Christian director Tyler Perry hires a girl known for getting golden showers (and becoming a celebrity) for one of his movies. Is Blake Edwards’ ghost roaming the Earth in limbo?
I’m surprised nobody’s mentioned his jacket. I guess that saying is true, if you have an ugly face, distract it with something uglier.
After filming, it’ll be like Humphries is throwing his hot dog down her hallway.
you are alllllll envious of her beauty, and the fact she doesn’t give a rat’s A$$ about your existence. she wont be getting a divorce, she is a beautiful successful newlywed who is going through the universally known difficulties of the first year of marraige. i guess none of you knows this coz maybe none of you will find someone who wants to spend his life with such envious creatures:P
Oh, yeah, nobody saw this coming?! But her wedding was all through donations so everyone got free publicity.

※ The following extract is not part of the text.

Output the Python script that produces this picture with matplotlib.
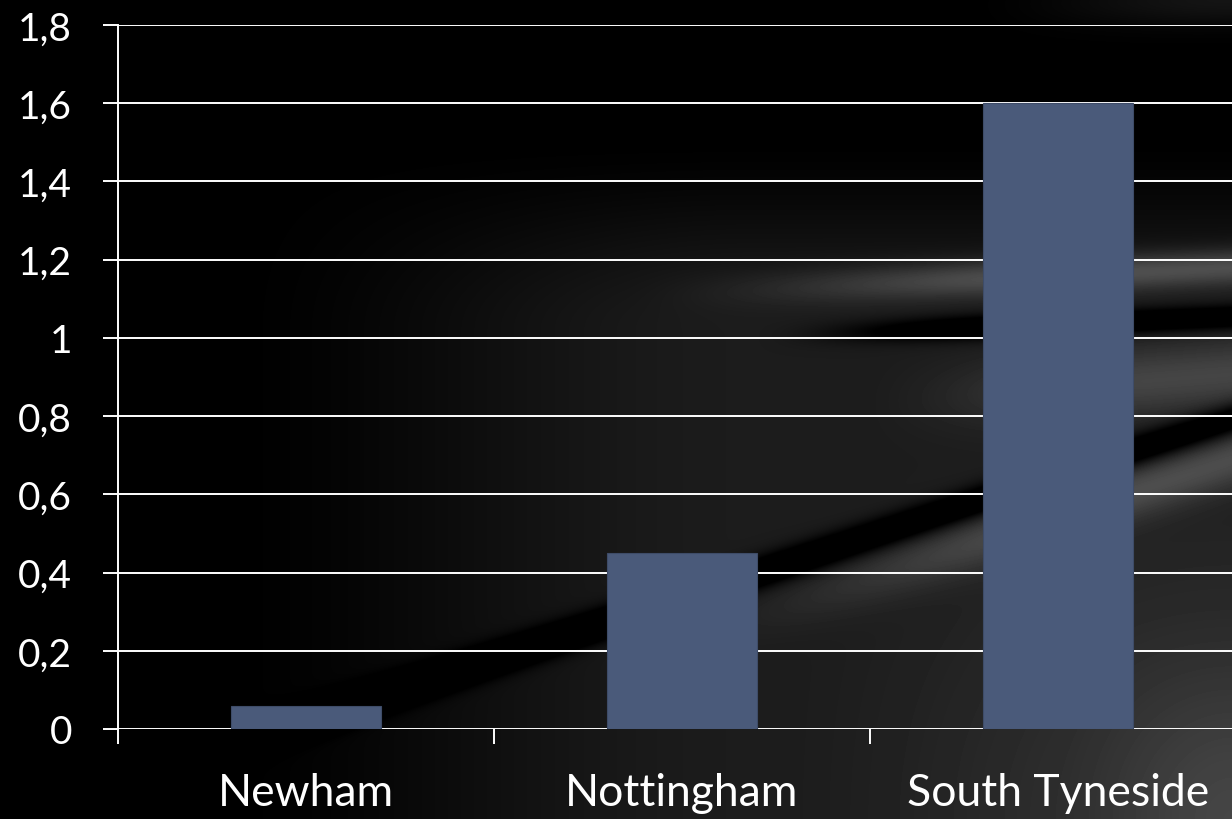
import matplotlib

matplotlib.use("Agg")
import matplotlib.pyplot as plt
import numpy as np

categories = ["Newham", "Nottingham", "South Tyneside"]
values = [0.06, 0.45, 1.60]
y_ticks = [0, 0.2, 0.4, 0.6, 0.8, 1.0, 1.2, 1.4, 1.6, 1.8]
y_labels = ["0", "0,2", "0,4", "0,6", "0,8", "1", "1,2", "1,4", "1,6", "1,8"]

W, H = 1232, 820
BAR_COLOR = "#4a5a7a"
FONT = ["Lato", "DejaVu Sans"]


def _ramp(v, a, b):
    t = np.clip((v - a) / (b - a), 0, 1)
    return t * t * (3 - 2 * t)


def _background(w: int, h: int) -> np.ndarray:
    """Black backdrop with soft grey sheen rising towards the right (pixel coords)."""
    x, y = np.meshgrid(np.arange(w, dtype=float), np.arange(h, dtype=float))

    def line(x0, y0, x1, y1):
        return y0 + (y1 - y0) * (x - x0) / (x1 - x0)

    def band(center, width, amp):
        return amp * np.exp(-((y - center) / width) ** 2)

    img = 0.11 * _ramp(x, 200, 750) * _ramp(y, 130, 330)
    img += 0.10 * _ramp(x, 750, 1232) * _ramp(y, 380, 820)
    img += 0.06 * _ramp(x, 1050, 1232) * _ramp(y, 600, 820)
    # upper light streak and the dark gap below it
    img += band(line(700, 292, 1232, 268), 18, 0.22) * _ramp(x, 620, 1050)
    img -= band(line(800, 335, 1232, 318), 12, 0.22) * _ramp(x, 750, 1000)
    img += band(line(900, 400, 1232, 375), 35, 0.16) * _ramp(x, 850, 1150)
    # long diagonal: dark crease with a sheen just under it
    crease = line(400, 690, 1232, 420)
    img -= band(crease, 16, 0.25)
    img += band(crease + 40, 28, 0.18) * _ramp(x, 650, 1100)
    img += band(line(1000, 5, 1232, 0), 25, 0.08) * _ramp(x, 950, 1232)
    return np.clip(img, 0, 0.42)


fig = plt.figure(figsize=(W / 100, H / 100), dpi=100, facecolor="black")
bg = fig.add_axes([0, 0, 1, 1])
bg.imshow(_background(W, H), cmap="gray", vmin=0, vmax=1, aspect="auto")
bg.axis("off")

left, bottom, top = 118 / W, 1 - 730 / H, 1 - 26 / H
width = 376 * 3 / W
ax = fig.add_axes([left, bottom, width, top - bottom])
ax.patch.set_alpha(0)

pos = np.arange(len(categories))
ax.bar(pos, values, width=0.4, color=BAR_COLOR, edgecolor="#3e4c68",
       linewidth=0.8, zorder=3)

ax.set_xlim(-0.5, len(categories) - 0.5)
ax.set_ylim(0, 1.8)
ax.set_yticks(y_ticks)
ax.set_yticklabels(y_labels)
ax.set_xticks(pos - 0.5, minor=False)
ax.set_xticklabels([])
ax.set_xticks(pos, minor=True)
ax.set_xticklabels(categories, minor=True)

for yv in y_ticks:
    ax.axhline(yv, color="white", linewidth=1.4, zorder=2)

for side in ("top", "right", "bottom"):
    ax.spines[side].set_visible(False)
ax.spines["left"].set_color("white")
ax.spines["left"].set_linewidth(1.4)

ax.tick_params(axis="y", which="major", length=11, width=1.4, color="white",
               labelcolor="white", labelsize=28, pad=22)
ax.tick_params(axis="x", which="major", length=11, width=1.4, color="white")
ax.tick_params(axis="x", which="minor", length=0, labelcolor="white",
               labelsize=32, pad=31)
for lab in ax.get_yticklabels() + ax.get_xticklabels(minor=True):
    lab.set_family(FONT)

fig.savefig("out.png", dpi=100, facecolor="black")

Do we really think that cocain and pot only comes from Colombia?
Y can’t u haterz give kim a break and bliv in her nobody is perfect and when u pipz kip runnin ur mouth u make things all messd up 4 d couple .. So buzz off .. Nd let her liv her life in peace..
What a circus, what a joke. I knew they weren’t in love but in lust! Spoiles brad!
That must be the shortest marriage in celebrity history.